-- begin DATA PROVIDED --

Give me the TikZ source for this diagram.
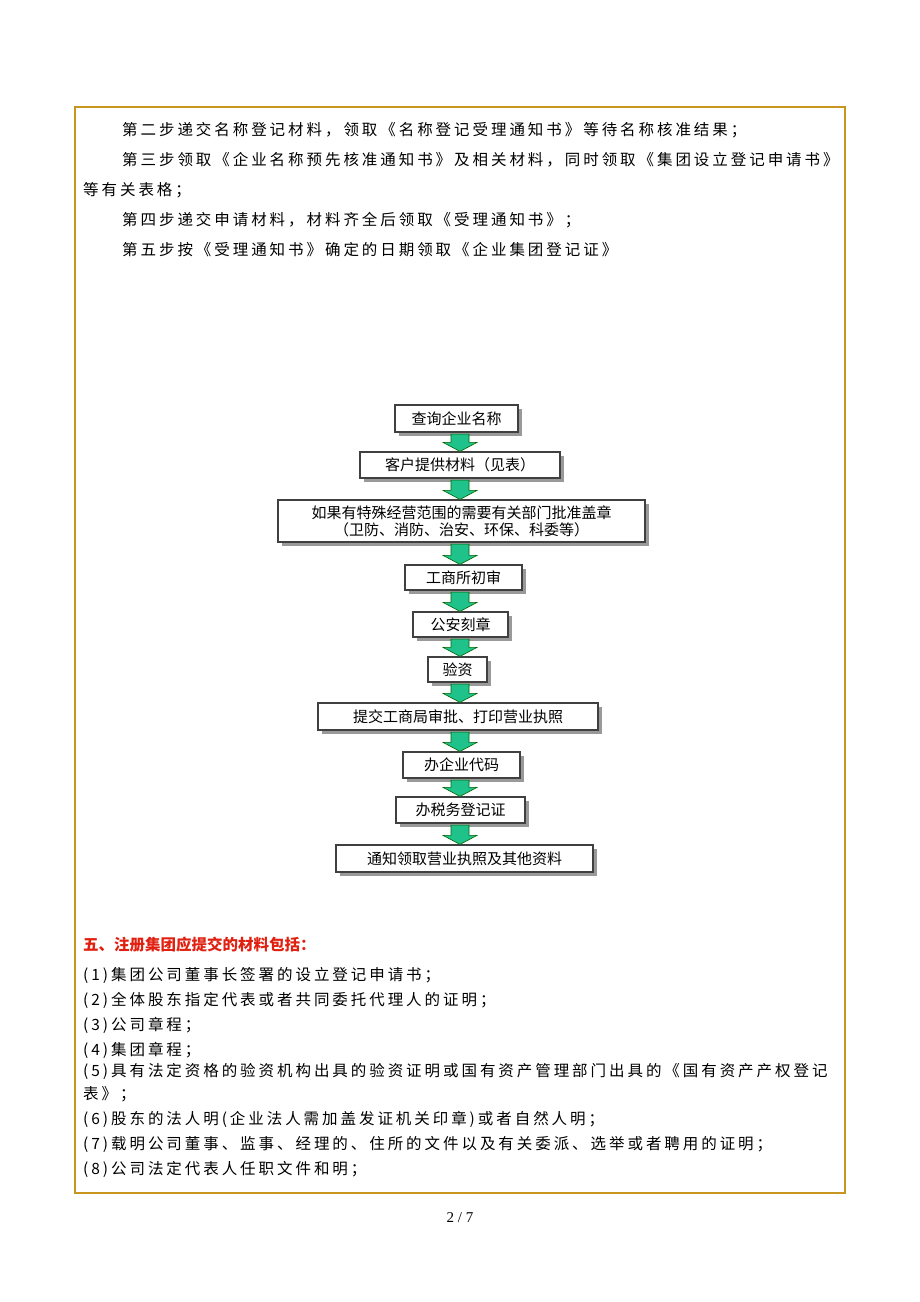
\documentclass[tikz,border=0pt]{standalone}
\usepackage{fontspec}
\usetikzlibrary{calc}
\setmainfont{Liberation Serif}
\newfontfamily\cjk[LetterSpace=19]{Noto Sans CJK SC}
\newfontfamily\cjkb{Noto Sans CJK SC}
\definecolor{frame}{HTML}{C8961E}
\definecolor{arrowg}{HTML}{1FC28A}
\definecolor{redt}{HTML}{E02010}
\begin{document}
\begin{tikzpicture}[x=1pt,y=-1pt,
  txt/.style={anchor=west,inner sep=0pt,font=\cjk\fontsize{15.5}{16}\selectfont},
  fbox/.style={draw=black!75,line width=1.2pt,fill=white,inner sep=0pt,font=\cjkb\fontsize{15}{17}\selectfont,align=center},
  shadowc/.style={fill=black!40}]
\useasboundingbox (0,0) rectangle (920,1302);
\draw[frame,line width=2.5pt] (75,107) rectangle (845,1193);
\node[txt] (l1) at (122,130) {第二步递交名称登记材料，领取《名称登记受理通知书》等待名称核准结果；};
\node[txt] (l2) at (122,160) {第三步领取《企业名称预先核准通知书》及相关材料，同时领取《集团设立登记申请书》};
\node[txt] (l3) at (83,190) {等有关表格；};
\node[txt] (l4) at (122,220) {第四步递交申请材料，材料齐全后领取《受理通知书》；};
\node[txt] (l5) at (122,250) {第五步按《受理通知书》确定的日期领取《企业集团登记证》};
% flow boxes
\foreach \n/\xa/\ya/\xb/\yb/\t in {
 b1/395/405/518/432/{查询企业名称},
 b2/360/452/560/478/{客户提供材料（见表）},
 b3/278/500/645/542/{如果有特殊经营范围的需要有关部门批准盖章\\（卫防、消防、治安、环保、科委等）},
 b4/405/565/522/590/{工商所初审},
 b5/413/612/508/637/{公安刻章},
 b6/428/657/487/682/{验资},
 b7/318/703/598/730/{提交工商局审批、打印营业执照},
 b8/403/752/520/778/{办企业代码},
 b9/396/797/525/823/{办税务登记证},
 b10/336/845/593/872/{通知领取营业执照及其他资料}}{
  \fill[shadowc] (\xa+4,\ya+4) rectangle (\xb+4,\yb+4);
  \node[fbox,minimum width=\xb-\xa,minimum height=\yb-\ya] (\n) at ({(\xa+\xb)/2},{(\ya+\yb)/2}) {\t};
}
\foreach \a/\b in {b1/b2,b2/b3,b3/b4,b4/b5,b5/b6,b6/b7,b7/b8,b8/b9,b9/b10}{
  \path (\a.south) ++(0,1.5) coordinate (s0) (\b.north) coordinate (e0);
  \coordinate (s) at (460,0 |- s0);
  \coordinate (e) at (460,0 |- e0);
  \draw[fill=arrowg,draw=green!40!black,line width=0.6pt]
    ($(s)+(-9,0)$) -- ($(s)+(9,0)$) -- ($(e)+(9,-9)$) -- ($(e)+(17,-9)$) -- (e) -- ($(e)+(-17,-9)$) -- ($(e)+(-9,-9)$) -- cycle;
}
% red heading and list
\node[txt,text=redt,font=\cjkb\bfseries\fontsize{15.5}{16}\selectfont] (h) at (83,945) {五、注册集团应提交的材料包括：};
\node[txt] (i1) at (83,975) {(1)集团公司董事长签署的设立登记申请书；};
\node[txt] (i2) at (83,1000) {(2)全体股东指定代表或者共同委托代理人的证明；};
\node[txt] (i3) at (83,1025) {(3)公司章程；};
\node[txt] (i4) at (83,1050) {(4)集团章程；};
\node[txt] (i5) at (83,1071) {(5)具有法定资格的验资机构出具的验资证明或国有资产管理部门出具的《国有资产产权登记};
\node[txt] (i5b) at (83,1094) {表》；};
\node[txt] (i6) at (83,1119) {(6)股东的法人明(企业法人需加盖发证机关印章)或者自然人明；};
\node[txt] (i7) at (83,1144) {(7)载明公司董事、监事、经理的、住所的文件以及有关委派、选举或者聘用的证明；};
\node[txt] (i8) at (83,1169) {(8)公司法定代表人任职文件和明；};
\node[font=\fontsize{15}{16}\selectfont] (pg) at (460,1218) {2 / 7};
\end{tikzpicture}
\end{document}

-- end DATA PROVIDED --

• YOUR INSTRUCTIONS: Output a faithful copy of the data, with each picture left out.

• ANSWER FOR THE TASK:
Give me the TikZ source for this diagram.
\documentclass[tikz,border=0pt]{standalone}
\usepackage{fontspec}
\usetikzlibrary{calc}
\setmainfont{Liberation Serif}
\newfontfamily\cjk[LetterSpace=19]{Noto Sans CJK SC}
\newfontfamily\cjkb{Noto Sans CJK SC}
\definecolor{frame}{HTML}{C8961E}
\definecolor{arrowg}{HTML}{1FC28A}
\definecolor{redt}{HTML}{E02010}
\begin{document}
\begin{tikzpicture}[x=1pt,y=-1pt,
  txt/.style={anchor=west,inner sep=0pt,font=\cjk\fontsize{15.5}{16}\selectfont},
  fbox/.style={draw=black!75,line width=1.2pt,fill=white,inner sep=0pt,font=\cjkb\fontsize{15}{17}\selectfont,align=center},
  shadowc/.style={fill=black!40}]
\useasboundingbox (0,0) rectangle (920,1302);
\draw[frame,line width=2.5pt] (75,107) rectangle (845,1193);
\node[txt] (l1) at (122,130) {第二步递交名称登记材料，领取《名称登记受理通知书》等待名称核准结果；};
\node[txt] (l2) at (122,160) {第三步领取《企业名称预先核准通知书》及相关材料，同时领取《集团设立登记申请书》};
\node[txt] (l3) at (83,190) {等有关表格；};
\node[txt] (l4) at (122,220) {第四步递交申请材料，材料齐全后领取《受理通知书》；};
\node[txt] (l5) at (122,250) {第五步按《受理通知书》确定的日期领取《企业集团登记证》};
% flow boxes
\foreach \n/\xa/\ya/\xb/\yb/\t in {
 b1/395/405/518/432/{查询企业名称},
 b2/360/452/560/478/{客户提供材料（见表）},
 b3/278/500/645/542/{如果有特殊经营范围的需要有关部门批准盖章\\（卫防、消防、治安、环保、科委等）},
 b4/405/565/522/590/{工商所初审},
 b5/413/612/508/637/{公安刻章},
 b6/428/657/487/682/{验资},
 b7/318/703/598/730/{提交工商局审批、打印营业执照},
 b8/403/752/520/778/{办企业代码},
 b9/396/797/525/823/{办税务登记证},
 b10/336/845/593/872/{通知领取营业执照及其他资料}}{
  \fill[shadowc] (\xa+4,\ya+4) rectangle (\xb+4,\yb+4);
  \node[fbox,minimum width=\xb-\xa,minimum height=\yb-\ya] (\n) at ({(\xa+\xb)/2},{(\ya+\yb)/2}) {\t};
}
\foreach \a/\b in {b1/b2,b2/b3,b3/b4,b4/b5,b5/b6,b6/b7,b7/b8,b8/b9,b9/b10}{
  \path (\a.south) ++(0,1.5) coordinate (s0) (\b.north) coordinate (e0);
  \coordinate (s) at (460,0 |- s0);
  \coordinate (e) at (460,0 |- e0);
  \draw[fill=arrowg,draw=green!40!black,line width=0.6pt]
    ($(s)+(-9,0)$) -- ($(s)+(9,0)$) -- ($(e)+(9,-9)$) -- ($(e)+(17,-9)$) -- (e) -- ($(e)+(-17,-9)$) -- ($(e)+(-9,-9)$) -- cycle;
}
% red heading and list
\node[txt,text=redt,font=\cjkb\bfseries\fontsize{15.5}{16}\selectfont] (h) at (83,945) {五、注册集团应提交的材料包括：};
\node[txt] (i1) at (83,975) {(1)集团公司董事长签署的设立登记申请书；};
\node[txt] (i2) at (83,1000) {(2)全体股东指定代表或者共同委托代理人的证明；};
\node[txt] (i3) at (83,1025) {(3)公司章程；};
\node[txt] (i4) at (83,1050) {(4)集团章程；};
\node[txt] (i5) at (83,1071) {(5)具有法定资格的验资机构出具的验资证明或国有资产管理部门出具的《国有资产产权登记};
\node[txt] (i5b) at (83,1094) {表》；};
\node[txt] (i6) at (83,1119) {(6)股东的法人明(企业法人需加盖发证机关印章)或者自然人明；};
\node[txt] (i7) at (83,1144) {(7)载明公司董事、监事、经理的、住所的文件以及有关委派、选举或者聘用的证明；};
\node[txt] (i8) at (83,1169) {(8)公司法定代表人任职文件和明；};
\node[font=\fontsize{15}{16}\selectfont] (pg) at (460,1218) {2 / 7};
\end{tikzpicture}
\end{document}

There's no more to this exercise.